# REQUIREMENTS
Provide only the number of lines in the records below that include "this".

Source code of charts

=-=-=

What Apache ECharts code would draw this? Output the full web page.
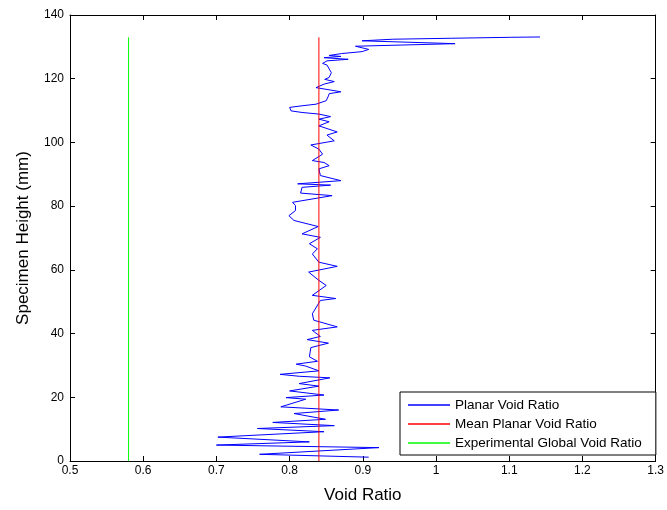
<!DOCTYPE html>
<html>
<head>
<meta charset="utf-8">
<script src="https://cdn.jsdelivr.net/npm/echarts@6/dist/echarts.min.js"></script>
<style>
  html, body { margin: 0; padding: 0; background: #fff; }
  #chart { width: 667px; height: 510px; }
</style>
</head>
<body>
<div id="chart"></div>
<script>
// Specimen heights (mm), bottom to top
const heights = [
  1.2, 2.1, 4.2, 5.0, 6.0, 7.5, 9.2, 10.2, 11.1, 12.1, 13.1, 14.9, 16.0, 17.0,
  19.4, 19.9, 20.7, 22.0, 23.5, 24.3, 26.1, 26.6, 27.2, 28.3, 29.8, 30.4, 31.3,
  32.7, 35.6, 37.0, 38.1, 39.1, 41.0, 42.1, 44.2, 46.2, 50.4, 51.0, 52.0, 55.1,
  56.7, 59.3, 61.1, 62.4, 65.0, 66.6, 68.2, 70.2, 71.3, 73.6, 75.5, 77.0, 78.6,
  80.2, 81.2, 83.3, 84.1, 85.9, 86.6, 87.0, 88.0, 89.6, 91.7, 92.7, 93.7, 94.3,
  96.3, 97.9, 99.2, 100.5, 102.3, 103.3, 105.2, 106.5, 107.3, 108.1, 108.9,
  109.4, 109.9, 111.0, 111.5, 112.0, 113.1, 114.6, 115.3, 115.9, 117.2, 118.3,
  119.1, 119.8, 120.4, 121.9, 124.3, 124.8, 125.6, 126.1, 126.6, 127.0, 127.3,
  127.9, 128.5, 129.2, 130.2, 131.0, 131.9, 132.4, 132.7, 133.0, 133.1
];
// Planar void ratio at each height
const planarVoid = [
  0.908, 0.759, 0.922, 0.700, 0.827, 0.702, 0.847, 0.756, 0.861, 0.777, 0.849, 0.806, 0.867, 0.788,
  0.822, 0.795, 0.847, 0.800, 0.840, 0.813, 0.855, 0.813, 0.787, 0.840, 0.822, 0.809, 0.838,
  0.827, 0.829, 0.853, 0.824, 0.842, 0.831, 0.865, 0.833, 0.831, 0.842, 0.863, 0.831, 0.850,
  0.840, 0.826, 0.865, 0.840, 0.831, 0.838, 0.827, 0.842, 0.817, 0.839, 0.806, 0.799, 0.808,
  0.808, 0.804, 0.858, 0.815, 0.817, 0.856, 0.811, 0.870, 0.842, 0.840, 0.854, 0.847, 0.831,
  0.845, 0.840, 0.829, 0.861, 0.851, 0.865, 0.840, 0.854, 0.840, 0.856, 0.840,
  0.817, 0.802, 0.800, 0.817, 0.836, 0.850, 0.853, 0.854, 0.870, 0.836, 0.847,
  0.861, 0.848, 0.854, 0.857, 0.851, 0.845, 0.851, 0.880, 0.847, 0.870, 0.854,
  0.871, 0.899, 0.908, 0.890, 1.026, 0.899, 0.941, 1.021, 1.102, 1.142
];
// Reference levels
const meanPlanarVoid = 0.84;
const globalVoid = 0.58;
const refHeightRange = [0, 133];

// Axis ranges and tick steps
const xRange = [0.5, 1.3], xStep = 0.1;
const yRange = [0, 140], yStep = 20;

const seriesNames = ['Planar Void Ratio', 'Mean Planar Void Ratio', 'Experimental Global Void Ratio'];
const seriesColors = ['#0000ff', '#ff0000', '#00ff00'];

const font = 'Liberation Sans, Arial, Helvetica, sans-serif';

const chart = echarts.init(document.getElementById('chart'), null, { renderer: 'canvas' });

const baseAxis = {
  type: 'value',
  axisLine: { show: true, onZero: false, lineStyle: { color: '#000', width: 1 } },
  axisTick: { show: true, inside: true, length: 5, lineStyle: { color: '#000' } },
  splitLine: { show: false },
  axisLabel: { color: '#000', fontFamily: font, fontSize: 12 }
};

chart.setOption({
  animation: false,
  backgroundColor: '#fff',
  grid: { left: 70, right: 8, top: 15, bottom: 49, containLabel: false },
  xAxis: [
    Object.assign({}, baseAxis, {
      min: xRange[0], max: xRange[1], interval: xStep, position: 'bottom',
      name: 'Void Ratio', nameLocation: 'middle', nameGap: 26,
      nameTextStyle: { color: '#000', fontFamily: font, fontSize: 17 },
      axisLabel: Object.assign({}, baseAxis.axisLabel, { margin: 4, formatter: v => String(+v.toFixed(1)) })
    }),
    Object.assign({}, baseAxis, {
      min: xRange[0], max: xRange[1], interval: xStep, position: 'top',
      axisLabel: { show: false }
    })
  ],
  yAxis: [
    Object.assign({}, baseAxis, {
      min: yRange[0], max: yRange[1], interval: yStep, position: 'left',
      name: 'Specimen Height (mm)', nameLocation: 'middle', nameGap: 38,
      nameTextStyle: { color: '#000', fontFamily: font, fontSize: 17 },
      axisLabel: Object.assign({}, baseAxis.axisLabel, { margin: 6 })
    }),
    Object.assign({}, baseAxis, {
      min: yRange[0], max: yRange[1], interval: yStep, position: 'right',
      axisLabel: { show: false }
    })
  ],
  legend: {
    orient: 'vertical',
    left: 400, top: 392,
    backgroundColor: '#fff',
    borderColor: '#000', borderWidth: 1, borderRadius: 0,
    padding: [6, 14, 5, 8],
    itemGap: 5,
    itemWidth: 42, itemHeight: 1.5,
    icon: 'rect',
    textStyle: { color: '#000', fontFamily: font, fontSize: 13.5, lineHeight: 14 },
    data: seriesNames
  },
  series: [
    {
      name: seriesNames[0], type: 'line', showSymbol: false, symbol: 'none',
      color: seriesColors[0], lineStyle: { width: 1, color: seriesColors[0] },
      data: heights.map((h, i) => [planarVoid[i], h])
    },
    {
      name: seriesNames[1], type: 'line', showSymbol: false, symbol: 'none',
      color: seriesColors[1], lineStyle: { width: 1, color: seriesColors[1] },
      data: refHeightRange.map(h => [meanPlanarVoid, h])
    },
    {
      name: seriesNames[2], type: 'line', showSymbol: false, symbol: 'none',
      color: seriesColors[2], lineStyle: { width: 1, color: seriesColors[2] },
      data: refHeightRange.map(h => [globalVoid, h])
    }
  ]
});
</script>
</body>
</html>
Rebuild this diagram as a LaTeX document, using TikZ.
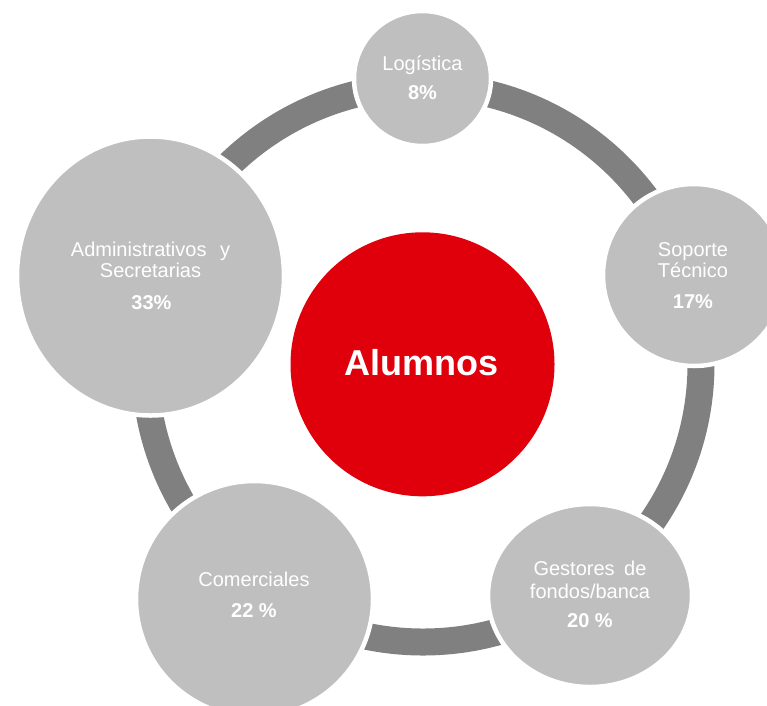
\documentclass[tikz,border=0pt]{standalone}
\usepackage{fontspec}
\setmainfont{Liberation Sans}
\usetikzlibrary{shapes.geometric}
\definecolor{ringgray}{RGB}{128,128,128}
\definecolor{bubblegray}{RGB}{191,191,191}
\definecolor{alured}{RGB}{224,0,11}
\begin{document}
\begin{tikzpicture}[x=1pt,y=-1pt,
  bubble/.style={ellipse, fill=bubblegray, draw=white, line width=4.5pt, inner sep=0pt},
  lbl/.style={anchor=base, text=white, inner sep=0pt, font=\fontsize{20}{24}\selectfont},
  pct/.style={anchor=base, text=white, inner sep=0pt, font=\fontsize{20}{24}\selectfont\bfseries}]
\useasboundingbox (0,0) rectangle (767,705);
\clip (0,0) rectangle (767,705);
\coordinate (c) at (423,364);
\draw[ringgray, line width=27pt] (c) circle[radius=278pt];
% outer bubbles
\node[bubble, minimum width=137pt, minimum height=135pt] (log) at (422.5,78.5) {};
\node[bubble, minimum width=182pt, minimum height=182pt] (sop) at (694,275) {};
\node[bubble, minimum width=267pt, minimum height=279pt] (adm) at (150.5,276) {};
\node[bubble, minimum width=237pt, minimum height=236pt] (com) at (254.5,599) {};
\node[bubble, minimum width=204pt, minimum height=183pt] (ges) at (590,595.5) {};
% center
\node[circle, fill=alured, inner sep=0pt, minimum size=264pt] (alu) at (422.5,364.3) {};
\node[anchor=base, text=white, inner sep=0pt, font=\fontsize{36}{40}\selectfont\bfseries] (alut) at (421.5,375.5) {Alumnos};
% labels
\node[lbl] (log1) at (422.5,70) {Logística};
\node[pct] (log2) at (422.5,99) {8\%};
\node[lbl] (sop1) at (693,256.5) {Soporte};
\node[lbl] (sop2) at (693,277.5) {Técnico};
\node[pct] (sop3) at (693,308) {17\%};
\node[lbl] (adm1) at (150.5,256) {Administrativos\hspace{8pt} y};
\node[lbl] (adm2) at (150.5,277.7) {Secretarias};
\node[pct] (adm3) at (151.5,309) {33\%};
\node[lbl] (com1) at (254,586) {Comerciales};
\node[pct] (com2) at (254,617) {22 \%};
\node[lbl] (ges1) at (590,575) {Gestores\hspace{4pt} de};
\node[lbl] (ges2) at (590,598.3) {fondos/banca};
\node[pct] (ges3) at (590,627.7) {20 \%};
\end{tikzpicture}
\end{document}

=-=-=

# SOLVED EXERCISE
2